My intention in this paper is to back up what Glaskin has described, by relating a very small number of my own subjects’ ASC experiences. However, I shall start with a brief discussion of the Christos induction procedure in order to give the reader some ideas as regards why it is so effective.


The Induction Procedure


Clearly the massage is the most unusual feature of this, and one modification which I have made of the original technique is to cease the foot massage after a couple of minutes when it has helped the subject’s body to relax, then concentrate on a fairly vigorous forehead massage alone. I would suggest that the effect of this is akin to the effect of contemplative meditation in which the percipient has to concentrate on a stimulus such as a mantra (sacred word) or an imaginary spot of light. This exercise, when perfected by much practice, leads to a condition which Ornstein (1972) calls ‘one-pointedness’, meaning that the senses are focused upon only the one percept, with a corresponding ‘turning off’ of perception of the external world.


Now, while it is not easy for a novice meditator to sustain concentration on his meditation mantra, it is very hard for a Christos subject to avoid concentrating upon the corn­pelling stimulus which forehead massage provides. I suggest, therefore, that Christos subjects enter a state akin to that of one-pointed awareness very rapidly, and my good subjects have described certain experiences which support this view.


As already stated, most subjects will retain some aware­ness of the outside environment particularly of the guide’s (i.e., experimenter’s) voice but this awareness tends to be reduced unless the pcrson is specifically asked about it. Occasionally withdrawal of the senses is selective and very pronounced; for example, one of my subjects found that my voice was ‘crystal clear’ as she could hear it perfectly, but she could not hear music playing at full volume out of my cassette recorder at the same time. This is a classic example of selective sensory perception brought about by intense concentration, and it leads on to two other factors which are very important for ASC induction. The first is a turning of the mind towards inner, subjective experience, rather than to outer sensory impression. The second, and most important of all, is a break-down in the ordinary structure of consciousness.

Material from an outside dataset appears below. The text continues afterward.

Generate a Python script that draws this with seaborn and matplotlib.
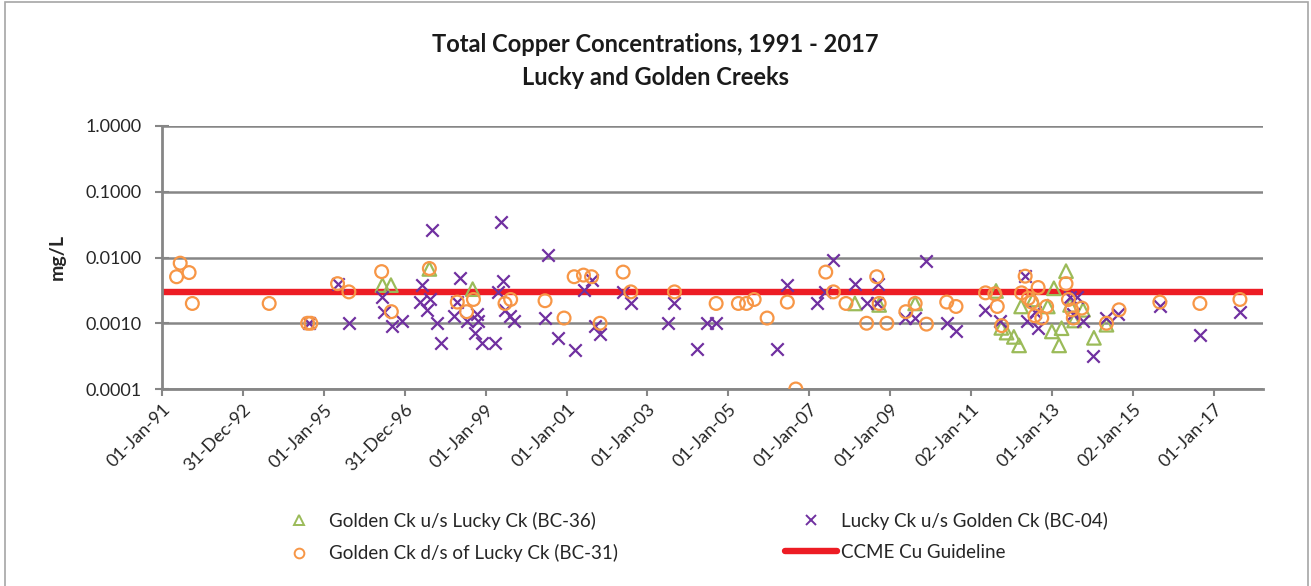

It is obvious that in order to survive, people cannot be equally aware of everything in their environment at the same time. It is therefore necessary for them to filter out all unnecessary information, and also to learn to process certain sorts of information automatically below the threshold of consciousness so that they can interact with the world more efficiently. While this processing or ‘auto­matization’ is necessary for us to live normal lives, it does restrict our view of reality very greatly particularly where aesthetic appreciation of the world is concerned. We have all had the experience, no doubt, of listening to a favourite piece of music so often that we get bored with it. What probably happens is that as we get to know it better we produce a mental model of it we ‘automatize’ it so that it is no longer necessary to attune ourselves to the direct sensory experience and to listen carefully to every note in order to be aware of what is happening in the auditory environment. Rather, the brain can say to itself, as it were, ‘I know what that is; it fits the model for Beethoven’s Ninth, so I needn’t bother remaining conscious of it to a very high extent.’ In other words, we replace the direct experience of reality by an abstract category, and sadly this results in a correspondingly decreased awareness of such qualities as beauty, goodness, wholeness, etc., which can only be had when one is conscious of the direct experience to a very high degree.


Now then, it seems to be fact that if one reduces awareness to levels approaching that of ‘one-pointedness’, the re­strictively automatized NSC begins to break down, so an after-effect is that reality is temporarily experienced at a more direct level and the potential to enter certain ASCs is greatly enhanced. Arthur Deikmann (1966, 111 Tart, 1969) refers to this process as a ‘de-automatization’. If, when in this state, people turn their senses back towards the outside world, they will see it in a very different way probably in much the same way as somebody using psychedelic drugs might see it. But if the attention remains subjectively orientated, then the experience of one’s inner self will also have an enhanced sense of reality and depth about it, and the imagination might flower with a creativity previously unthought of.


Perceptual changes experienced by some of my best subjects shows that they are in a strongly de-automatized state, and so I would suggest that the average lucid-dream­ing subject is in a slightly de-automatized condition this is what makes the dreams so vivid and bizarre in many cases.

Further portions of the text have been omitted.